Over the last five years, the Obama administration struggled to develop and carry out a program to prevent violent extremism through community engagement and developing counter-narratives to extremist messages. The Countering Violent Extremism (CVE) program, which began in August 2011, provides resources to communities to build and sustain local prevention efforts in the hope that this would address the root causes of violent extremism.
Yet even critics of Trump’s CVE proposals such as Stevan Weine may underestimate the downside of CVE – and only appreciating those downsides allows one to fully understand the likely effect of Trump’s maneuver. While the objective behind CVE is laudable, in practice, many of the efforts have been problematic and their impact limited or even negative in some cases. One of the key issues has been the tension felt by many communities that CVE initiatives were not there to support them but rather to spy on them. Instead of improving this program, Donald Trump apparently wants to take its worst aspects and magnify them. He wants to change the CVE program – in theory designed to counter all violent ideologies – into a program that focuses solely on Islamist extremism. He would reportedly rebrand the program and call it “Countering Islamic Extremism” or “Countering Radical Islamic Extremism.”
This would be a terrible idea on so many levels. It will undermine any possibility of real engagement with Muslim communities as it would further conflate violent extremism with Islam and deepen the fears of Muslim communities in the US – many of which are still reeling from Trump’s new order restricting immigration from seven Muslim-majority countries. Many observers of CVE programs that have taken place in recent years have noted that such programs had fueled suspicion of Muslim Americans. A December 2015 document by the ACLU, Article 19, and the Brennan Center notes that “CVE initiatives in the United States and Europe focus overwhelmingly on Muslim communities, with the discriminatory impact of stigmatizing them as inherently suspicious and in need of special monitoring.” In Boston, Minneapolis, and Los Angeles – where some of the pilot CVE programs took place – a range of grassroots Muslim groups have expressed serious reservations about these initiatives. Trump’s proposed shift would only accentuate this stigma and erode trust between law enforcement and concerned communities.
Trump’s proposed changes would exacerbate another problematic aspect of CVE programs, namely the lack of clarity in terms of what such programs are meant to counter and how they achieve their objectives. Existing CVE programs have struggled to define what constitutes “violent extremism,” and several studies have shown that there is no predictable process by which individuals become violent extremists. Accordingly, categories that are often adopted as indicators of potential risk are so broad as to be almost meaningless or, alternatively, affect large numbers of people – usually from certain ethnic or religious communities. Trump would move the programs into even more elusive ground by focusing them on ill-defined and vague concepts such as Islamic Extremism or even Radical Islamic Extremism.
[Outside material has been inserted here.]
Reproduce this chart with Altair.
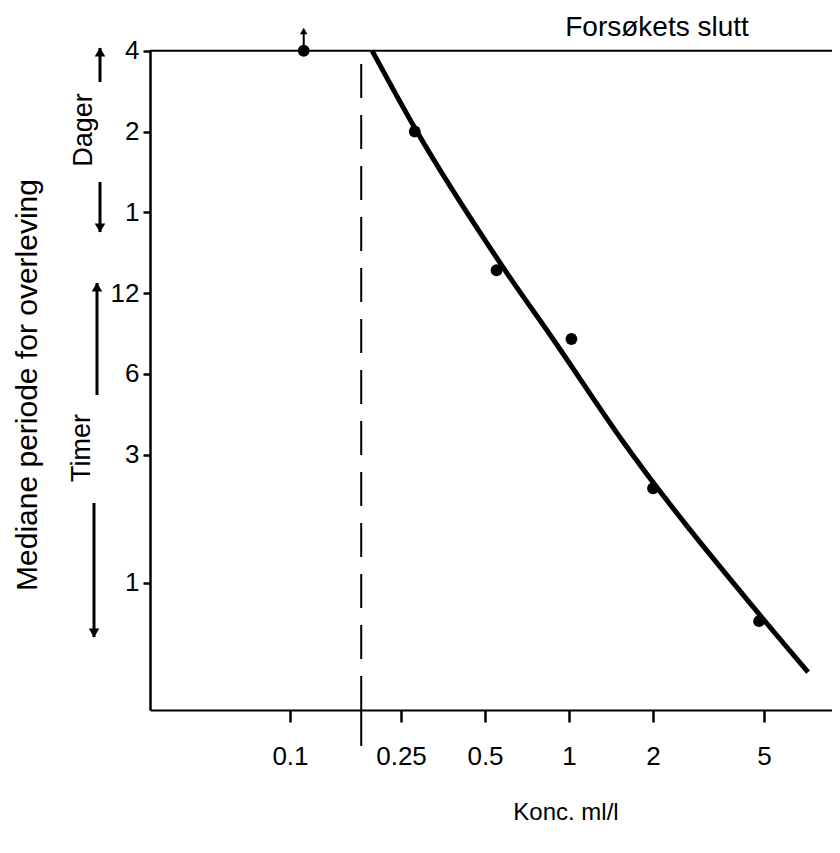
import altair as alt
import pandas as pd

# ---- data ----
obs_conc = [0.112, 0.28, 0.55, 1.02, 2.0, 4.8]
obs_hours = [96, 48, 14.6, 8.1, 2.25, 0.72]

fit_conc = [0.197, 0.283, 0.590, 0.876, 1.549, 4.80, 7.19]
fit_hours = [96, 48.6, 14.6, 8.1, 3.40, 0.765, 0.465]

x_ticks = [0.1, 0.25, 0.5, 1, 2, 5]
y_ticks = [96, 48, 24, 12, 6, 3, 1]
y_tick_labels = ["4", "2", "1", "12", "6", "3", "1"]

threshold_conc = 0.18
end_hours = 96
x_domain = [0.0315, 8.76]
y_domain = [0.336, 96.6]

W, H = 682, 660
FONT = "Liberation Sans"
FS = 26

obs = pd.DataFrame({"conc": obs_conc, "hours": obs_hours})
fit = pd.DataFrame({"conc": fit_conc, "hours": fit_hours})

label_map = "{" + ",".join(f"'{v}':'{l}'" for v, l in zip(y_ticks, y_tick_labels)) + "}"

xs = alt.Scale(type="log", domain=x_domain, nice=False, zero=False)
ys = alt.Scale(type="log", domain=y_domain, nice=False, zero=False)

x_axis = alt.Axis(values=x_ticks, title=None, grid=False, domainColor="black",
                  domainWidth=2, tickColor="black", tickWidth=2.5, tickSize=12,
                  labelFont=FONT, labelFontSize=FS, labelColor="black",
                  labelPadding=21, labelExpr="datum.value == 0.1 ? '0.1' : datum.label")
y_axis = alt.Axis(values=y_ticks, title=None, grid=False, domainColor="black",
                  domainWidth=2.5, tickColor="black", tickWidth=2.5, tickSize=7,
                  labelFont=FONT, labelFontSize=FS, labelColor="black", labelPadding=4,
                  labelExpr=f"{label_map}[datum.value + '']")

base_x = alt.X("conc:Q", scale=xs, axis=x_axis)
base_y = alt.Y("hours:Q", scale=ys, axis=y_axis)

curve = alt.Chart(fit).mark_line(color="black", strokeWidth=5, interpolate="monotone").encode(
    x=base_x, y=base_y)
points = alt.Chart(obs).mark_circle(color="black", size=140, opacity=1).encode(
    x="conc:Q", y="hours:Q")

top_line = alt.Chart(pd.DataFrame({"h": [end_hours]})).mark_rule(color="black", strokeWidth=2).encode(
    y="h:Q", x=alt.value(0), x2=alt.value(W + 10))

thr = pd.DataFrame({"c": [threshold_conc]})
dashed = alt.Chart(thr).mark_rule(color="black", strokeWidth=2, strokeDash=[34, 17]).encode(
    x="c:Q", y=alt.value(14), y2=alt.value(640))
thr_tick = alt.Chart(thr).mark_rule(color="black", strokeWidth=2).encode(
    x="c:Q", y=alt.value(640), y2=alt.value(696))

first = pd.DataFrame({"c": [obs_conc[0]], "h": [obs_hours[0]]})
up_stem = alt.Chart(first).mark_rule(color="black", strokeWidth=2).encode(
    x="c:Q", y="h:Q", y2=alt.value(-16))
up_head = alt.Chart(first).mark_point(shape="triangle-up", filled=True, color="black",
                                      size=55, opacity=1).encode(x="c:Q", y=alt.value(-19))

def vtext(txt, px, py, size=FS):
    return alt.Chart(pd.DataFrame({"t": [txt]})).mark_text(
        angle=270, font=FONT, fontSize=size, color="black", align="center", baseline="middle"
    ).encode(text="t:N", x=alt.value(px), y=alt.value(py))

def htext(txt, px, py, size=FS):
    return alt.Chart(pd.DataFrame({"t": [txt]})).mark_text(
        font=FONT, fontSize=size, color="black", align="center", baseline="middle"
    ).encode(text="t:N", x=alt.value(px), y=alt.value(py))

def arrow(px, y_from, y_to):
    d = pd.DataFrame({"a": [0]})
    stem = alt.Chart(d).mark_rule(color="black", strokeWidth=3).encode(
        x=alt.value(px), y=alt.value(y_from), y2=alt.value(y_to))
    shape = "triangle-up" if y_to < y_from else "triangle-down"
    off = 4 if y_to < y_from else -4
    head = alt.Chart(d).mark_point(shape=shape, filled=True, color="black", size=110, opacity=1).encode(
        x=alt.value(px), y=alt.value(y_to + off))
    return stem + head

layers = [
    top_line, dashed, thr_tick, curve, points, up_stem, up_head,
    htext("Forsøkets slutt", 507, -22, 28),
    htext("Konc. ml/l", 416, 763, 24),
    vtext("Mediane periode for overleving", -122, 335, 30),
    vtext("Dager", -66, 80, 27),
    arrow(-50, 32, -2), arrow(-50, 132, 182),
    vtext("Timer", -68, 398, 27),
    arrow(-53, 345, 233), arrow(-56, 453, 587),
]

chart = alt.layer(*layers).properties(
    width=W, height=H,
    autosize=alt.AutoSizeParams(type="none"),
    padding={"left": 142, "top": 42, "right": 0, "bottom": 140},
).configure_view(stroke=None).configure(background="white")

chart.save("out.html", embed_options={"renderer": "svg", "actions": False})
How would these programs determine what are extreme interpretations of Islam and is it the role of US government programs to promote certain interpretations of religion?
Equally troubling, Trump’s proposal would send a message that his administration seems indifferent to the risk posed by other forms of violent extremism despite law enforcement data indicating that they are responsible for a high number of deadly armed attacks in the US, and that such a risk has been on the rise. If Trump believes in the role of CVE programs in countering violence, then it is difficult to understand why he would only focus on Islamist movements and ignore the danger posed by other violent groups. In June 2015, violent ideology played a key role in the motives of the avowed white supremacist who went on a shooting rampage at an African-American church in Charleston, South Carolina. In a 2015 survey of 382 US law enforcement agencies by the Triangle Center on Terrorism and Homeland Security, 74 percent reported anti-government extremism as one of the top three terrorist threats in their jurisdiction; while only 39 percent listed extremism connected with Al-Qaeda or like-minded organizations.
A 2012 study by Dr. Arie Perliger, a professor at the US Military Academy’s Combating Terrorism Center, found that since 2007, there has been a dramatic rise in the number of attacks and violent plots originating from individuals and groups who self-identify with the far-right of US politics. He documented an average of 337 attacks a year in the decade after 9/11, causing a total of 254 fatalities. Dr. Perliger found that the volume of violence was correlated with the “the sense of empowerment that emerges when the political system is perceived to be increasingly permissive to far right ideas.”
Other databases using different definitions of political violence, such as a database on Profiles of Perpetrators of Terrorism in the United States maintained by the Start Center at the University of Maryland and the database of the International Security Program at the New America Foundation also report high number of fatalities from homegrown extremists with no ties to extremist views of Islam – often higher than the ones such studies categorize as being in significant part inspired by extremist views of Islam. And yet, a decision by Trump to change the CVE program would mean that grants that currently go to groups that rehabilitate former neo-Nazis and other domestic extremists will likely be cut.
President Trump could have asked for an evaluation of existing CVE programs before deciding how to proceed. But the news reports suggest that has decided to double down on efforts to portray violent extremism as merely a problem with Muslims. That is a short-sighted, dangerous decision that will affect Muslims, undermine law enforcement objectives by discouraging cooperation with affected communities, and minimize the danger that other forms of violent extremism pose.